Choose Male Rover If You Value Consistency and Subtlety

Male Rover is a strong fit for players who prefer a calmer, more grounded presence anchoring the chaos of Wuthering Waves. His voice delivery leans restrained, which pairs well with long exploration sessions and extended dialogue sequences without feeling emotionally exhausting.

From a combat perspective, his animations read slightly heavier and more deliberate, which some players find easier to track when managing I-frames and enemy telegraphs. If you value visual clarity, steady pacing, and a protagonist that fades into the world rather than competing with it, this choice stays comfortable for the long haul.

Choose Female Rover If You Want Energy, Expression, and Immediacy

Female Rover shines for players who want stronger emotional feedback from the narrative. Her voice acting brings sharper inflection and clearer emotional beats, which can make story moments land harder, especially during major reveals and confrontations.

In combat, her animations tend to feel lighter and more agile, even though frame data and damage remain identical. For players who thrive on momentum, responsiveness, and a protagonist that feels actively engaged with the world, Female Rover often feels more satisfying across repeated play sessions.

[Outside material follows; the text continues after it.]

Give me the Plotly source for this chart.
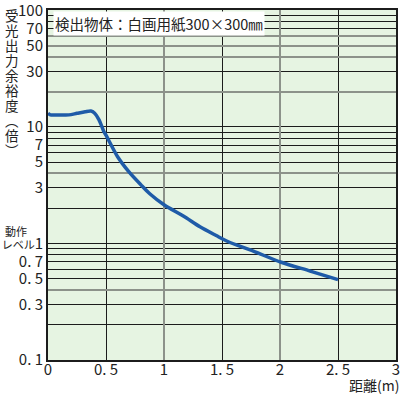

The Meta Answer: There Is No Wrong Choice

From a systems standpoint, both Rovers are functionally identical. Same abilities, same scaling, same future relevance. There is no hidden meta advantage, no exclusive dialogue paths, and no endgame consequence tied to this decision.

What you are choosing is not power, but perspective. The voice you’ll hear, the model you’ll see, and the emotional tone that frames every major update going forward.

If you’re still unsure, go with the version you instinctively feel more comfortable watching and listening to for hundreds of hours. Wuthering Waves rewards mechanical mastery and exploration far more than avatar optimization, and Rover is designed to support you, not overshadow your roster.

Pick the Rover that feels right, commit to the journey, and let the world do the rest.